= Shlomo Porter =

American rabbi

Rabbi Shlomo Porter was the executive director of the Etz Chaim Center for Jewish Learning. He was a past president of AJOP (Association for Jewish Outreach Professionals), and also served as an AJOP trustee since its founding in 1985. Until his death in 2025 Rabbi Porter resided with his wife Shoshana (Ungar) Porter in Baltimore, Maryland.

==Biography==
Rabbi Porter was originally from Milwaukee, Wisconsin, where he was raised by his parents who began their life anew in America after spending World War II in the Jewish-Russian partisan movement.

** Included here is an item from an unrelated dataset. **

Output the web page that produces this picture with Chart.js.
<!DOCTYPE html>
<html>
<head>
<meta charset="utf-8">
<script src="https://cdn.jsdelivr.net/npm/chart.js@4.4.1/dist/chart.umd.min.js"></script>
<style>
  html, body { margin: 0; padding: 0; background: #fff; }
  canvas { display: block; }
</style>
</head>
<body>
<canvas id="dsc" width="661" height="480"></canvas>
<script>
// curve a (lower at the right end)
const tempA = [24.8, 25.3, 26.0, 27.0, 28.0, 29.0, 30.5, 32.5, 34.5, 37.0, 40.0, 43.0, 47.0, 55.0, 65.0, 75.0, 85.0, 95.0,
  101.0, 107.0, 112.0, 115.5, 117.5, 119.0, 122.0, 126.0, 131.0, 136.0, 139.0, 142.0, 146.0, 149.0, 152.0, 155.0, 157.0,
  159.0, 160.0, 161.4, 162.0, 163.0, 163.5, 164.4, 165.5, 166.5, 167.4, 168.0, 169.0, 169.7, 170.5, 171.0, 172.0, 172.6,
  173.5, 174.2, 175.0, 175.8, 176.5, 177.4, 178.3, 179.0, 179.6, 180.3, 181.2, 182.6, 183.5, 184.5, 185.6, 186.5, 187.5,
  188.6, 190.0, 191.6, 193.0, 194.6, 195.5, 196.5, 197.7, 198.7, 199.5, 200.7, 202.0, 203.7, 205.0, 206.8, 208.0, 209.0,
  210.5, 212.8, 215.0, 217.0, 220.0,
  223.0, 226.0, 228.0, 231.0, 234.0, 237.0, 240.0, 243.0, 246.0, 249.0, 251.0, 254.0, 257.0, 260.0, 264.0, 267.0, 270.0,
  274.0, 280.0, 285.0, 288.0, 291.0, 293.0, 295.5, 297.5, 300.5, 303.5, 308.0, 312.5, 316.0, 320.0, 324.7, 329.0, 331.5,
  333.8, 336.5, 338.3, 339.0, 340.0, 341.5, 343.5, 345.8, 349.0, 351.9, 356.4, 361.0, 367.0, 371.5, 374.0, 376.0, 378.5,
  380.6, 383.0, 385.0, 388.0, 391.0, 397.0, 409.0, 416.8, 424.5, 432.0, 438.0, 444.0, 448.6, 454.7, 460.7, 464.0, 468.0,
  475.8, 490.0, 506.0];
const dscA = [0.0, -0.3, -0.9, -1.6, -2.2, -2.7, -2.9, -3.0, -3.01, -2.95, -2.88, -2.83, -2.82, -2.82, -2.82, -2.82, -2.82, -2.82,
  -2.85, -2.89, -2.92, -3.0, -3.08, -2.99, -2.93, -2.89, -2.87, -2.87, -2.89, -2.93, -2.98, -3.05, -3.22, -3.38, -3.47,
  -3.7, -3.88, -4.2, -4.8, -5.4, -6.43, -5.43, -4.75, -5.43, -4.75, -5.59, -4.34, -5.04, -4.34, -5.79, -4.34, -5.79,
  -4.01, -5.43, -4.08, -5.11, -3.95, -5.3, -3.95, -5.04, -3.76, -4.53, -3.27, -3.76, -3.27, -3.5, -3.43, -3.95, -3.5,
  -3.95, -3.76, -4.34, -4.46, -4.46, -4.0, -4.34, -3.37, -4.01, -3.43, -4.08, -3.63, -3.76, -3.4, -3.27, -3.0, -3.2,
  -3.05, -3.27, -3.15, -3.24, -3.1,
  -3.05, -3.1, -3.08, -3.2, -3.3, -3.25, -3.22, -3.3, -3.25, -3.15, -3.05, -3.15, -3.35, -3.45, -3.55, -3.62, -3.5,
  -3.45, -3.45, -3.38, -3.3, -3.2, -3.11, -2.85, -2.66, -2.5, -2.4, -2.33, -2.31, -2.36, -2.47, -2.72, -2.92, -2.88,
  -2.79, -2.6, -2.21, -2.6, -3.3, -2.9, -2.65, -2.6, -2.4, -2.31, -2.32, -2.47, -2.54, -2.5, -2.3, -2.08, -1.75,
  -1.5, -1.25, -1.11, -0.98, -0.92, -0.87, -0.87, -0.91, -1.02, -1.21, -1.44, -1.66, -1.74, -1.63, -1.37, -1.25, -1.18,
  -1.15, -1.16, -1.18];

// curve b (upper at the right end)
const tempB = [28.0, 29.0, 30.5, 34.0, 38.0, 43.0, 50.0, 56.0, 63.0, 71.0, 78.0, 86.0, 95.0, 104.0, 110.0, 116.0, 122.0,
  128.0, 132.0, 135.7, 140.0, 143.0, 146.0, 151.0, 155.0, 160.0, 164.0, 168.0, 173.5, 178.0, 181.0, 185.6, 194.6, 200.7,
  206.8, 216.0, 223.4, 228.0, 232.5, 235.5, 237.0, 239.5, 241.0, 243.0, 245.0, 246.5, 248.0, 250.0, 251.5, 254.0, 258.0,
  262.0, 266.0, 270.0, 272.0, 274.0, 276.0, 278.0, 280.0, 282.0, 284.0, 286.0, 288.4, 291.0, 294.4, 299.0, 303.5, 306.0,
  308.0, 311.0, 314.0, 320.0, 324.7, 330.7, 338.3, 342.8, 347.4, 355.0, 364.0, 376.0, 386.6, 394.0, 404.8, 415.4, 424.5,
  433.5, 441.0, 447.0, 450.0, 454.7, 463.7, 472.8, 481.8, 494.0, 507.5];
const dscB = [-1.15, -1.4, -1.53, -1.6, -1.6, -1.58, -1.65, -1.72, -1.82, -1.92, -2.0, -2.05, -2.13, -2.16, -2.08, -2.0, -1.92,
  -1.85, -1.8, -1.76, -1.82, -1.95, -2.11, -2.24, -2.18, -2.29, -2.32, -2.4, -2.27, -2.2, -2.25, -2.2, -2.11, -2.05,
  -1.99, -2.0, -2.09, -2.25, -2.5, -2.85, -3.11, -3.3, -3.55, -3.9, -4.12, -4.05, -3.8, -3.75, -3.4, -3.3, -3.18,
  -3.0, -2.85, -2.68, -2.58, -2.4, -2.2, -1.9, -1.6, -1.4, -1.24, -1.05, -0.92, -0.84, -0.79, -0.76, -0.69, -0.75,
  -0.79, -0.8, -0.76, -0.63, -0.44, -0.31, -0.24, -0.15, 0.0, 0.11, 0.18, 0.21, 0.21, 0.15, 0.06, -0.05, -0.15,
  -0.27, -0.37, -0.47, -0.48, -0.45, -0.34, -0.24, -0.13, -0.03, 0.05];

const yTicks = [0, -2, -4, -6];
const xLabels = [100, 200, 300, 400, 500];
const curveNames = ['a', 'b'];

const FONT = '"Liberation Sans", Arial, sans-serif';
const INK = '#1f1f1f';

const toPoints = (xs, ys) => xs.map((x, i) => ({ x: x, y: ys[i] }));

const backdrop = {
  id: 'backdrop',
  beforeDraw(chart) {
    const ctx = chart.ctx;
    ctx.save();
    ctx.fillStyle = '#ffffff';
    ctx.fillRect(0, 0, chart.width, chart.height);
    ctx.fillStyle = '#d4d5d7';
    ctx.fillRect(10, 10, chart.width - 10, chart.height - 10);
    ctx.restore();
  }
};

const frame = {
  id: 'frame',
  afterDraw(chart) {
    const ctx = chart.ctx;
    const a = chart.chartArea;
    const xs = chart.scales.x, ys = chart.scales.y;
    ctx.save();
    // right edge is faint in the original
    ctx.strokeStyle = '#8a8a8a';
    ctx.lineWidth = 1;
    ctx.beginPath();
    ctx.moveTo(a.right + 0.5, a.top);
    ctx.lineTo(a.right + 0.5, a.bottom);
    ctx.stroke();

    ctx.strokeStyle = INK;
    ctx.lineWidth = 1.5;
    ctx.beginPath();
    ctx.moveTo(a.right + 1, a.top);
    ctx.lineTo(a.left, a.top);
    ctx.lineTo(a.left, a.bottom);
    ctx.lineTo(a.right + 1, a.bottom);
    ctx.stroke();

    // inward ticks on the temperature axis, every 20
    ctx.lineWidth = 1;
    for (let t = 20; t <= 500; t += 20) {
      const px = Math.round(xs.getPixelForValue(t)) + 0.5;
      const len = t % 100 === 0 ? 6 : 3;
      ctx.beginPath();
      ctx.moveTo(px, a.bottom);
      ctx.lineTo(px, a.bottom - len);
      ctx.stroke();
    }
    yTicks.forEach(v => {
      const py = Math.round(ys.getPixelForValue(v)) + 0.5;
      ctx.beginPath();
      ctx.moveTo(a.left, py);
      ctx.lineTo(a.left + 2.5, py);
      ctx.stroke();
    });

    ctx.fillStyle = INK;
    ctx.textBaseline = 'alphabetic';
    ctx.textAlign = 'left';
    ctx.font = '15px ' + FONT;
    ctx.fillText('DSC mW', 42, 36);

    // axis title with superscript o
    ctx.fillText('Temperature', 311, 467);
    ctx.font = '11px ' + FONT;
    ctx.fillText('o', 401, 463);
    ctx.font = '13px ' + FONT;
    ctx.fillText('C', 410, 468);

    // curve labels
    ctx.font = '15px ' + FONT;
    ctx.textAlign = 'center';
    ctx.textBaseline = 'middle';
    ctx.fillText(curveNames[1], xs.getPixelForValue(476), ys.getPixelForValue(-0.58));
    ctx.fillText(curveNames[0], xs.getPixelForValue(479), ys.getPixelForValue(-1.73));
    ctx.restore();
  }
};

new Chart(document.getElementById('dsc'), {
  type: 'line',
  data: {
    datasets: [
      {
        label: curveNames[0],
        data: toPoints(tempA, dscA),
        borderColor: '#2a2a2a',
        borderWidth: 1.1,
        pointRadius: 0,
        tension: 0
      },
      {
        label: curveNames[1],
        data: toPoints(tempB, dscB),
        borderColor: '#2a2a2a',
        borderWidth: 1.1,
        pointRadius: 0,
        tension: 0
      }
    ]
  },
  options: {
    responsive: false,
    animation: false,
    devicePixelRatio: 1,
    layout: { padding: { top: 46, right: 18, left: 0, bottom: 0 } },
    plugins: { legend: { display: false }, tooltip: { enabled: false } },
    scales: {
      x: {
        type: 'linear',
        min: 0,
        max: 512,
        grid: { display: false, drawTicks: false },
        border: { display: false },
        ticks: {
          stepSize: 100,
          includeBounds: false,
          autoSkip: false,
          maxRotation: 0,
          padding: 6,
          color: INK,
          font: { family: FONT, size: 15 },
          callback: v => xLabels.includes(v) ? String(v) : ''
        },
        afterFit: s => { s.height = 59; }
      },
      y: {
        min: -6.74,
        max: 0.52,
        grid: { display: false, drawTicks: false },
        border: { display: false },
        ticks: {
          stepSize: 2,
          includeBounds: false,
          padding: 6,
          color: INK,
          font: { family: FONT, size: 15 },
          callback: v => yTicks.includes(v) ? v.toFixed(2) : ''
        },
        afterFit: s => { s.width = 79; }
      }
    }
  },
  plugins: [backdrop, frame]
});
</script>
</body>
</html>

Rabbi Porter's parents, together with his mentors, Rabbi Michel and Rebbetzin Feige Twerski, had a profound influence on his life and encouraged him to attend Beis Medrash L'Torah, a yeshiva high school in Skokie, Illinois. Afterwards, Rabbi Porter spent thirteen years at the Ner Israel Rabbinical College in Baltimore, and then going on to Loyola College to receive his master's degree in counseling.

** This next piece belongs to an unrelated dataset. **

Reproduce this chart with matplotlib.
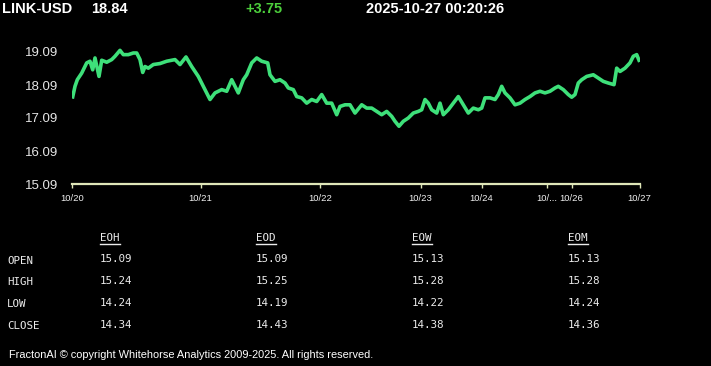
import matplotlib
matplotlib.use("Agg")
import matplotlib.pyplot as plt

# price trace (x = sample position along the series, y = price)
xs = [0.7, 3, 5.3, 9.7, 14.7, 18, 20.7, 23, 27, 29.7, 34.7, 39.7, 43, 48, 51.3,
      56.3, 61.3, 64.7, 68, 70.7, 73, 76.3, 81.3, 88, 94.7, 103, 108, 114, 119.7,
      126.3, 131.3, 138, 143, 149.7, 154.7, 159.7, 163, 166.3, 171.3, 174.7, 179.7,
      184.7, 189.7, 195.7, 198, 203, 208, 213, 216.3, 221.3, 224.7, 229.7, 234.7,
      239.7, 244.7, 249.7, 254.7, 259.7, 264.7, 268, 273, 278, 283, 289.7, 294.7,
      299.7, 304.7, 309.7, 314.7, 319.7, 323, 327, 331.3, 336.3, 341.3, 346.3,
      349.7, 353, 356.3, 359.7, 364.7, 368, 371.3, 376.3, 381.3, 386.3, 391.3,
      396.3, 401.3, 406.3, 409.7, 413, 418, 423, 426.3, 429.7, 433, 438, 443, 448,
      453, 458, 463, 468, 473, 478, 483, 486.3, 491.3, 496.3, 499.7, 503, 506.3,
      509.7, 514.7, 521.3, 526.3, 531.3, 536.3, 542, 544.7, 548, 553, 558, 561.3,
      564.7, 567]
prices = [17.73, 18.05, 18.25, 18.45, 18.76, 18.81, 18.55, 18.91, 18.35, 18.84,
          18.78, 18.86, 18.96, 19.14, 19.01, 19.01, 19.06, 19.06, 18.86, 18.47,
          18.65, 18.60, 18.71, 18.74, 18.81, 18.86, 18.71, 18.94, 18.65, 18.35,
          18.05, 17.65, 17.85, 17.95, 17.90, 18.25, 18.05, 17.85, 18.25, 18.40,
          18.76, 18.91, 18.81, 18.76, 18.40, 18.20, 18.25, 18.15, 18.00, 17.95,
          17.74, 17.70, 17.54, 17.65, 17.59, 17.80, 17.54, 17.54, 17.19, 17.44,
          17.49, 17.49, 17.24, 17.49, 17.39, 17.39, 17.29, 17.19, 17.29, 17.14,
          16.99, 16.84, 16.99, 17.09, 17.24, 17.29, 17.34, 17.65, 17.54, 17.34,
          17.24, 17.54, 17.19, 17.34, 17.54, 17.74, 17.49, 17.24, 17.39, 17.34,
          17.39, 17.70, 17.70, 17.65, 17.80, 18.05, 17.85, 17.70, 17.49, 17.54,
          17.65, 17.74, 17.85, 17.90, 17.85, 17.90, 18.00, 18.05, 17.95, 17.80,
          17.72, 17.80, 18.15, 18.25, 18.35, 18.40, 18.30, 18.20, 18.15, 18.10,
          18.60, 18.50, 18.60, 18.76, 18.96, 19.01, 18.84]

tick_pos = [0, 128.5, 248, 348.5, 409.5, 474.5, 499.5, 567.5]
tick_labels = ["10/20", "10/21", "10/22", "10/23", "10/24", "10/...", "10/26", "10/27"]
y_ticks = [15.09, 16.09, 17.09, 18.09, 19.09]

columns = ["EOH", "EOD", "EOW", "EOM"]
rows = ["OPEN", "HIGH", "LOW", "CLOSE"]
table = [
    ["15.09", "15.09", "15.13", "15.13"],
    ["15.24", "15.25", "15.28", "15.28"],
    ["14.24", "14.19", "14.22", "14.24"],
    ["14.34", "14.43", "14.38", "14.36"],
]

W, H = 711, 366
fig = plt.figure(figsize=(W / 100, H / 100), dpi=100, facecolor="black")

# plot area in pixel coords
left, right, bottom, top = 72, 639.5, 184, 40
ax = fig.add_axes([left / W, 1 - bottom / H, (right - left) / W, (bottom - top) / H])
ax.set_facecolor("black")
ax.plot(xs, prices, color="#3ee07a", lw=2.6)
ax.set_xlim(0, 567.5)
ax.set_ylim(15.09, 15.09 + (bottom - top) / 33.0)

for s in ["top", "right", "left"]:
    ax.spines[s].set_visible(False)
ax.spines["bottom"].set_color("#dfe6b8")
ax.spines["bottom"].set_linewidth(1.6)

ax.set_yticks(y_ticks)
ax.set_yticklabels([f"{v:.2f}" for v in y_ticks], family="Liberation Sans", fontsize=9.5, color="#e6e6e6")
ax.tick_params(axis="y", length=0, pad=10)
ax.set_xticks(tick_pos)
ax.set_xticklabels(tick_labels, family="Liberation Sans", fontsize=6.8, color="#f0f0f0")
ax.tick_params(axis="x", length=3, width=1, color="#dfe6b8", pad=4)


def px(x, y):
    return x / W, 1 - y / H


# header
hdr = dict(family="Liberation Sans", fontsize=10.5, fontweight="bold", va="center", ha="left")
fig.text(*px(2, 9), "LINK-USD", color="white", **hdr)
fig.text(*px(91, 9), "18.84", color="white", **hdr)
fig.text(*px(245, 9), "+3.75", color="#4ccf3c", **hdr)
fig.text(*px(366, 9), "2025-10-27 00:20:26", color="white", **hdr)

# OHLC table
mono = dict(family="DejaVu Sans Mono", fontsize=7.8, color="#ececec", va="center", ha="left")
col_x = [100, 256, 412, 568]
row_y = [259, 280.5, 302.5, 324.5]
for cx, name in zip(col_x, columns):
    fig.text(*px(cx, 238), name, **mono)
    fig.lines.append(plt.Line2D([cx / W, (cx + 19.5) / W], [1 - 243.5 / H] * 2,
                                transform=fig.transFigure, color="#ececec", lw=1))
for ry, name, vals in zip(row_y, rows, table):
    fig.text(*px(7, ry + 1.5), name, **mono)
    for cx, v in zip(col_x, vals):
        fig.text(*px(cx, ry), v, **mono)

fig.text(*px(9, 355), "FractonAI \u00a9 copyright Whitehorse Analytics 2009-2025. All rights reserved.",
         family="Liberation Sans", fontsize=7.95, color="white",
         va="center", ha="left")

fig.savefig("out.png", dpi=100, facecolor="black")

From 1974 to 1977, Rabbi Porter organized SEED (Summer Educational and Enrichment Development) programs in Milwaukee. The Porter family moved to Santa Clara, California, so that Rabbi Porter could teach and administer Yeshiva and Medrasha Kerem (a high school for young men and women that combined outreach and Torah learning). In 1981, Rabbi Porter moved back to Baltimore to expand and direct the Etz Chaim Center of Jewish Studies, a multi-level program of outreach and adult learning which has reached over 10,000 Jews of every affiliation. Over the years The Etz Chaim Center of Jewish Learning has grown and presently has a Russian division, a college outreach program, advanced women's program, two centers in Baltimore, and two branches in Washington and Philadelphia.

Rabbi Porter died on November 15, 2025.